[Code that draws figures]
====

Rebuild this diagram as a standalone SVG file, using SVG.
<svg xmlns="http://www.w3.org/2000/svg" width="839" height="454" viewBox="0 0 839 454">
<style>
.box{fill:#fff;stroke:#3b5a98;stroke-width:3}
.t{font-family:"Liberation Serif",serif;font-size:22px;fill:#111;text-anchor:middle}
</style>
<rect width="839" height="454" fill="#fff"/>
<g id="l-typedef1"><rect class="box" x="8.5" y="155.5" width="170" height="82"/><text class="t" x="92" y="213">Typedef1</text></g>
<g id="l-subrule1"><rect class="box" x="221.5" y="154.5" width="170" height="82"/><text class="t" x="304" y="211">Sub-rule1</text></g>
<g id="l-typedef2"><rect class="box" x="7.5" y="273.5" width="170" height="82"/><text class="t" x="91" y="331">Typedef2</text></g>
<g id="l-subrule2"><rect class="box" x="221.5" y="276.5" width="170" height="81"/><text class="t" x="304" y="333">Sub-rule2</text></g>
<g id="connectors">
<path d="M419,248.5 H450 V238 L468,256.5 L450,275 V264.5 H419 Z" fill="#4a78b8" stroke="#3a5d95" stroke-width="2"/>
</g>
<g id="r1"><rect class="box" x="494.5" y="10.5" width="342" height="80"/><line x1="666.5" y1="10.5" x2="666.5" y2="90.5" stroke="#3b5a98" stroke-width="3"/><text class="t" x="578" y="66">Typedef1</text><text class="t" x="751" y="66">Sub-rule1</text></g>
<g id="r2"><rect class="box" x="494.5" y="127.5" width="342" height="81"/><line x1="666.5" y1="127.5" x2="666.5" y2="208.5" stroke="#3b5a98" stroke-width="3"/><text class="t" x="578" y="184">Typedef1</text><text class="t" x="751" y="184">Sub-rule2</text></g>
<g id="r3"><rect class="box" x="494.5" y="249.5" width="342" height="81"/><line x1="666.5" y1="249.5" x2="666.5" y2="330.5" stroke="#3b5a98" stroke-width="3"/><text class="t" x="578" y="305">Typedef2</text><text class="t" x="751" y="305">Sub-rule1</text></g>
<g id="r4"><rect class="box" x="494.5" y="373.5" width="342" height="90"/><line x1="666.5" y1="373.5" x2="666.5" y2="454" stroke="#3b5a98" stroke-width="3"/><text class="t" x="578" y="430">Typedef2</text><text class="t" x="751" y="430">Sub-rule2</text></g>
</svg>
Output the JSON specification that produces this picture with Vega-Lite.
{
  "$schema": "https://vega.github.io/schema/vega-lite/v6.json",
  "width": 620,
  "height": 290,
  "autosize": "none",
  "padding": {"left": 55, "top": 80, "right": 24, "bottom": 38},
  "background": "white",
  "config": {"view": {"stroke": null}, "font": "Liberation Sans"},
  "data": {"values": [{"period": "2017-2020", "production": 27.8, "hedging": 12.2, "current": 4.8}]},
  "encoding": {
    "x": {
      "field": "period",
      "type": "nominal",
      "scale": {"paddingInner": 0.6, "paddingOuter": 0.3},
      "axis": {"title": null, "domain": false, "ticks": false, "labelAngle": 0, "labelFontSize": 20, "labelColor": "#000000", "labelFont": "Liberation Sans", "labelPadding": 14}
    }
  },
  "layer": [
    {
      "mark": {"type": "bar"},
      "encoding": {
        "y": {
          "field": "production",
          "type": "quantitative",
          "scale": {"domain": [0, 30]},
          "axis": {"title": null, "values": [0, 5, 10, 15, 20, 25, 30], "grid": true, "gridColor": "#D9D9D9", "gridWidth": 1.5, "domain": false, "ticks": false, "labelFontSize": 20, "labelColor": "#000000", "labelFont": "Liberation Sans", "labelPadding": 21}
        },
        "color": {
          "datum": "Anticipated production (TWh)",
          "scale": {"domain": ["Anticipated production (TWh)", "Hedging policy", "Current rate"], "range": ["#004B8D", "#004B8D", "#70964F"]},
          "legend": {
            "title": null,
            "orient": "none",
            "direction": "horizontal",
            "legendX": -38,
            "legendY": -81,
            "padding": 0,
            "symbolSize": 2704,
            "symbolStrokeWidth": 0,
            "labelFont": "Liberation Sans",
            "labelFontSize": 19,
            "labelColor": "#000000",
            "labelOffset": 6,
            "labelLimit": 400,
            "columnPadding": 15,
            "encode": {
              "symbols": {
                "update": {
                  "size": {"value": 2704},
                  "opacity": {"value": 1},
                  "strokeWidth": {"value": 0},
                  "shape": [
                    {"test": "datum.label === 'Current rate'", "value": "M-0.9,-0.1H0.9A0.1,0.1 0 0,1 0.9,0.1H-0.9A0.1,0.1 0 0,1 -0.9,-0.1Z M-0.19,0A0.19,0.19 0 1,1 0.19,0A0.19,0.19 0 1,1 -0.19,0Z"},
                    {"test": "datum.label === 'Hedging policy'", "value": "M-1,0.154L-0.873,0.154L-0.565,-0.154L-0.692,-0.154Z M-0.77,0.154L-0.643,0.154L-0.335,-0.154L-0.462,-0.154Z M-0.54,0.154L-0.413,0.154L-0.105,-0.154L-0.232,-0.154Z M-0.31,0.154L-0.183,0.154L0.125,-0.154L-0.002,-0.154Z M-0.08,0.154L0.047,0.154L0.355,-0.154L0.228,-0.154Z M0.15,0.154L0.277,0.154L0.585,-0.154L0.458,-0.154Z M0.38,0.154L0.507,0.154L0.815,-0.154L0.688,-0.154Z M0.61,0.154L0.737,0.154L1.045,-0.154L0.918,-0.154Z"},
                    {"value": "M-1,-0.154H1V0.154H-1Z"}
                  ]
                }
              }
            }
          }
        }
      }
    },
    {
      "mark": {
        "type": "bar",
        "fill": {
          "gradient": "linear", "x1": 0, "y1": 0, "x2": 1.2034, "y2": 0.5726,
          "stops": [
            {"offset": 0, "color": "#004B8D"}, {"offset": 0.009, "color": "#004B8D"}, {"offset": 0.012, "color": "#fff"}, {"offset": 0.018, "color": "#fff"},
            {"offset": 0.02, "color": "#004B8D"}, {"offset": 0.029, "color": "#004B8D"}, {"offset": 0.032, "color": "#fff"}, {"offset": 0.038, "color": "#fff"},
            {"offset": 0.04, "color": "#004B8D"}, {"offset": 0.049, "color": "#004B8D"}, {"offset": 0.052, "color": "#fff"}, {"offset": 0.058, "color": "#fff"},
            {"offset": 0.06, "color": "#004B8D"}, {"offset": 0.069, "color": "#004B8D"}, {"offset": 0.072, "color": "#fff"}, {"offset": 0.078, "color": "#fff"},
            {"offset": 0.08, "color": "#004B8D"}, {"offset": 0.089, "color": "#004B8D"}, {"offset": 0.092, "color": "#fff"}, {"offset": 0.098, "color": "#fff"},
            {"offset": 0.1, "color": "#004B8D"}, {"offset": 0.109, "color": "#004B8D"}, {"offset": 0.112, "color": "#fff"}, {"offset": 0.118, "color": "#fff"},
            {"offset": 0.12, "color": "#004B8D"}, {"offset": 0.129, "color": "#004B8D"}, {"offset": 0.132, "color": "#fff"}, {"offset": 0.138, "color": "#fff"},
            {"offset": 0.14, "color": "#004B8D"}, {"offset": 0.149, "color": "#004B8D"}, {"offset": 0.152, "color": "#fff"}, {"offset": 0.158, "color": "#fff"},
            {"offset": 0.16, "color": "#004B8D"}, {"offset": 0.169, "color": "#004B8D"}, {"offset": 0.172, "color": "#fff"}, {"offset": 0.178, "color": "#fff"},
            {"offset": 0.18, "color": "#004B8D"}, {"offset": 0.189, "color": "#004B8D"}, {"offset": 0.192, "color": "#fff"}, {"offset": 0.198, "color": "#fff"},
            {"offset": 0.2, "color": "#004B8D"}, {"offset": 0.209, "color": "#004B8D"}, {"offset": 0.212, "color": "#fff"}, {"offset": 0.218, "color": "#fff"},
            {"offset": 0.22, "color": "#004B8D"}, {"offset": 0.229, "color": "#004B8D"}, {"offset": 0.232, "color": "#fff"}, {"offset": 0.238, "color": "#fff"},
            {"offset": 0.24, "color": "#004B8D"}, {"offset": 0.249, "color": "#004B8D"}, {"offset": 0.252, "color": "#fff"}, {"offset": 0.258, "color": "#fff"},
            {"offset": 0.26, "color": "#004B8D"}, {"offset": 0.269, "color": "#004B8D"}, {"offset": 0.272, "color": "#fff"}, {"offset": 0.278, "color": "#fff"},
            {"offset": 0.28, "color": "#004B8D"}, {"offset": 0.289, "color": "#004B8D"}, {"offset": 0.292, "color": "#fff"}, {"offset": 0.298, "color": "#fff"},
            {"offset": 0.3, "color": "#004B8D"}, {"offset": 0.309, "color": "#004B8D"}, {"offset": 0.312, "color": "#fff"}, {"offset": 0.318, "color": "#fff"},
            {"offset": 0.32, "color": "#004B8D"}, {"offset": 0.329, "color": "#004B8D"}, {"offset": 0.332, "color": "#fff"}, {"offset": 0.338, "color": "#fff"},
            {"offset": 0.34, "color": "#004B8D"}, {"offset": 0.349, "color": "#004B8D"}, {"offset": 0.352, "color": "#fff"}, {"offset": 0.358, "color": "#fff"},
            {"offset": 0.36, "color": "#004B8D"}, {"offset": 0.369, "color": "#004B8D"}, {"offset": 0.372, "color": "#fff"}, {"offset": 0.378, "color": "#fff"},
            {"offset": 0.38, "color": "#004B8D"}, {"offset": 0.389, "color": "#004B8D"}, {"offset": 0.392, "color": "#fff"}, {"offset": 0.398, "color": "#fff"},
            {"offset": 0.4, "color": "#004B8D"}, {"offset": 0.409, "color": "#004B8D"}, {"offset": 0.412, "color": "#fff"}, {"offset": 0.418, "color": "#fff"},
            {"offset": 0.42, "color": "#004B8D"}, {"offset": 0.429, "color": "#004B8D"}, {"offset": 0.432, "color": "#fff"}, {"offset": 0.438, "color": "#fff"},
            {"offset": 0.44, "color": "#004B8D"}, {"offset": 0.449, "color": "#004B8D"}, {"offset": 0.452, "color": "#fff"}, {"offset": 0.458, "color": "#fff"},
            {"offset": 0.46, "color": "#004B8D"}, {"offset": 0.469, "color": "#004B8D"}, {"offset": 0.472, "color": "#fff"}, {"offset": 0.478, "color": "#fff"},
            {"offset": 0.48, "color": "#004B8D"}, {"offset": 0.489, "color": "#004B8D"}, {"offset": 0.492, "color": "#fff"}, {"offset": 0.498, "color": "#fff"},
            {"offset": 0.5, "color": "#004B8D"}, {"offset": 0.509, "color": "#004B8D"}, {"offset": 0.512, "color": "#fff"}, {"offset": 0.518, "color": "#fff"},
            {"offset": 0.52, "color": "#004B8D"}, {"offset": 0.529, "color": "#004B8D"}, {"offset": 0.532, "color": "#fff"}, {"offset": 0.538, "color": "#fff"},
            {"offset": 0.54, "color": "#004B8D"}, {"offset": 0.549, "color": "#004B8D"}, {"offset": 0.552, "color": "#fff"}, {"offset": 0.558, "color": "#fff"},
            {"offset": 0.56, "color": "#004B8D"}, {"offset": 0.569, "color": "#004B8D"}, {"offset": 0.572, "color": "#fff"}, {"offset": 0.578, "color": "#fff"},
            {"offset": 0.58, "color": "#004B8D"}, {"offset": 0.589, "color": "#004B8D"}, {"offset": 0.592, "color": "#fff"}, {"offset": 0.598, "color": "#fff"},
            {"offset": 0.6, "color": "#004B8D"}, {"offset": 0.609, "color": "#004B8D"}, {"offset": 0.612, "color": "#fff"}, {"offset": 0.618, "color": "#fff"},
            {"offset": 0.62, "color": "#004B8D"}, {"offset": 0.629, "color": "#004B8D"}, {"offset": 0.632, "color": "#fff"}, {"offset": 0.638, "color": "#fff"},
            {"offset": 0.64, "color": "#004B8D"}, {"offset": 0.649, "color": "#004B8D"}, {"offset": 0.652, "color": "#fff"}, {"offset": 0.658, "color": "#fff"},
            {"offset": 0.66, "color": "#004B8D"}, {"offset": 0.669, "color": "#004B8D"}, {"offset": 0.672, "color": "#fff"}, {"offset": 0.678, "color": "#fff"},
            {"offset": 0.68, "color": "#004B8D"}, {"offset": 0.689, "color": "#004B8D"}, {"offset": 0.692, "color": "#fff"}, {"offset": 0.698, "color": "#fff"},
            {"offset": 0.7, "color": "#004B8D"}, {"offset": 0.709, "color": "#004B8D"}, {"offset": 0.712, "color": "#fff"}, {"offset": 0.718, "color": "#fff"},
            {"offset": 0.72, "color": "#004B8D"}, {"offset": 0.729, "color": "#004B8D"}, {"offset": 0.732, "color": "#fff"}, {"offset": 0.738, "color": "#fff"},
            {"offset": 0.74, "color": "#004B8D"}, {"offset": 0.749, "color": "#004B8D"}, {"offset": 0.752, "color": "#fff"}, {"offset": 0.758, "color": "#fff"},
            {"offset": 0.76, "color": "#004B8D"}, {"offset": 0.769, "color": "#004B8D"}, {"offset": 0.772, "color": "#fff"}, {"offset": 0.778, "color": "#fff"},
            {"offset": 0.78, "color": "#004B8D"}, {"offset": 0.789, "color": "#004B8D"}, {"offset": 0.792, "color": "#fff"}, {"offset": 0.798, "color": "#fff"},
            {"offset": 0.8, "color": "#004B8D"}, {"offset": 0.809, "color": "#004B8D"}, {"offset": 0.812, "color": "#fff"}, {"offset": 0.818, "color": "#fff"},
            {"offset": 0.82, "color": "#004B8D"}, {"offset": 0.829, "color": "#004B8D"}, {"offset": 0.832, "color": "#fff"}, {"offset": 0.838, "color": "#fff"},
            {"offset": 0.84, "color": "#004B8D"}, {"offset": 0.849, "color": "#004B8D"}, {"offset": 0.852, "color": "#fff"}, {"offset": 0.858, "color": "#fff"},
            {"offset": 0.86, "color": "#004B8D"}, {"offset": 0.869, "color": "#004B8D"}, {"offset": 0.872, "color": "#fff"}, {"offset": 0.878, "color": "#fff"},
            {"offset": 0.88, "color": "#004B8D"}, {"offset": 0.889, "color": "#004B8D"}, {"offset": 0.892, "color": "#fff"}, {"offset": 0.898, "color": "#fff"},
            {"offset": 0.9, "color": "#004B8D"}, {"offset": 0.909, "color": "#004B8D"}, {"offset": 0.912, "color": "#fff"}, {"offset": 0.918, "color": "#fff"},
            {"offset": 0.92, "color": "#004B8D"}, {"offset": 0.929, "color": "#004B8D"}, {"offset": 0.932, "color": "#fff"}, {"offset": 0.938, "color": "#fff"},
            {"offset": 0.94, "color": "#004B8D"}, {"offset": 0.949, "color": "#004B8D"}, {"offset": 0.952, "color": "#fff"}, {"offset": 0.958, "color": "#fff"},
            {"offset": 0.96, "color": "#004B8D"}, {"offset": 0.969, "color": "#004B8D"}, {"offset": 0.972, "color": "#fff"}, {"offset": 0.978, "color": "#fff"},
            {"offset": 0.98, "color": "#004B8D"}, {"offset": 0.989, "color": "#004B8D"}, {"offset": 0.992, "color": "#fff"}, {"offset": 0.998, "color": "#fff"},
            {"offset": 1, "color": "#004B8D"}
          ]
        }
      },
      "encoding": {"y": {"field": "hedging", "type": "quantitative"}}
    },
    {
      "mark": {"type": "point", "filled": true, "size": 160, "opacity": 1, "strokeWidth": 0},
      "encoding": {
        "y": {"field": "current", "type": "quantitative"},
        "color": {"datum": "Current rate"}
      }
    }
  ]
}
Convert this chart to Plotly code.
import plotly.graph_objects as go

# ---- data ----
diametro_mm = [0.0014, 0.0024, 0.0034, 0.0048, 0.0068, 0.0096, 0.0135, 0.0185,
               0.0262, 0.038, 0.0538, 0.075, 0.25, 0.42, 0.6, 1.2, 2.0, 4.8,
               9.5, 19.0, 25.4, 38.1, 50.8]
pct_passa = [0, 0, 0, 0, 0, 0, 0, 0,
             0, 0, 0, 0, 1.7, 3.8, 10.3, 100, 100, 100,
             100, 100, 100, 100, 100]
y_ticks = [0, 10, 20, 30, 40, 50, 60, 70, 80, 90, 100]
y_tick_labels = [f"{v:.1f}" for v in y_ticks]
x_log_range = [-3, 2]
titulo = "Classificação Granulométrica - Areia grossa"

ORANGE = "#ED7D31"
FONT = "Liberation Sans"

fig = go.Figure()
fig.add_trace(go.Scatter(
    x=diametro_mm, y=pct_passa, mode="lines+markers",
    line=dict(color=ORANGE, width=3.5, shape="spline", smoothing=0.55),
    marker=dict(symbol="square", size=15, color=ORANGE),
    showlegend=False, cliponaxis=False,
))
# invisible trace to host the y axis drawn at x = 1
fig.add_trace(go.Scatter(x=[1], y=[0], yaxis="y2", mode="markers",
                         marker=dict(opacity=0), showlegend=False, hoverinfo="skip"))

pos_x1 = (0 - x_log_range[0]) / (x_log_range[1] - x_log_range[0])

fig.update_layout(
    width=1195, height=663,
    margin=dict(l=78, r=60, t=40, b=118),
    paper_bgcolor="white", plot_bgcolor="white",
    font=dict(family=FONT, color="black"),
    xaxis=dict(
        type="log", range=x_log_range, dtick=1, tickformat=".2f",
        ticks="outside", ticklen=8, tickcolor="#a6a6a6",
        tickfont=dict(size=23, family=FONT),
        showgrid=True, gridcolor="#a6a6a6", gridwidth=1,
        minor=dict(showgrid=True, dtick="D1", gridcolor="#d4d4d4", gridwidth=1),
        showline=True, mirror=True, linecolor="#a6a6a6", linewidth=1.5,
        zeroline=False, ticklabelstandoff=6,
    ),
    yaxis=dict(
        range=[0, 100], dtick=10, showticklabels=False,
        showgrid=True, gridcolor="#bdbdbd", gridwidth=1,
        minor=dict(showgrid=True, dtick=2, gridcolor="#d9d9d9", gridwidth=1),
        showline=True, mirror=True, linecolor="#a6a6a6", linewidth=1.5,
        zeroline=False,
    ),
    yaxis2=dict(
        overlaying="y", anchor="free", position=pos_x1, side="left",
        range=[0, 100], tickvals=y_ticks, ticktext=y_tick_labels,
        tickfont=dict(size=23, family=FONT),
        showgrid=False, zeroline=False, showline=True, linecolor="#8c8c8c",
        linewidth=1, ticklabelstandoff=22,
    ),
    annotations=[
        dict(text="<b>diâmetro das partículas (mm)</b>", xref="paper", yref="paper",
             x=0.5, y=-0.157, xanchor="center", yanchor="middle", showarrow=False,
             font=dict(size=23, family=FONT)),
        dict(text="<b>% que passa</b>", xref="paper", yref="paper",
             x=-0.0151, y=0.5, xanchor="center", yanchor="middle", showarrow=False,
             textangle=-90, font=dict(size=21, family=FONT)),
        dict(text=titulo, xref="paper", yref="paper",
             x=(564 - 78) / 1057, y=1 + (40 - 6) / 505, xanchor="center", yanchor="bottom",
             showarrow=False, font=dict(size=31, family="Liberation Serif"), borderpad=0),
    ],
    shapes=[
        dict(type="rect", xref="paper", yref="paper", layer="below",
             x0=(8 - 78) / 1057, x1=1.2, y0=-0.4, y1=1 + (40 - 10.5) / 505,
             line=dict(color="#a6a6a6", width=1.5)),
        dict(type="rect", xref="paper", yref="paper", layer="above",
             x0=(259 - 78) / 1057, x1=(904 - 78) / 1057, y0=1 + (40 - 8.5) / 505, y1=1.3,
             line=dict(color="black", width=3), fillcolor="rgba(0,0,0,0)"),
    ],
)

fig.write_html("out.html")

====

__Exercise task__
Search the data above for the word "this", then gather each line in which it appears.

__Exercise response__
Rebuild this diagram as a standalone SVG file, using SVG.
Output the JSON specification that produces this picture with Vega-Lite.
Convert this chart to Plotly code.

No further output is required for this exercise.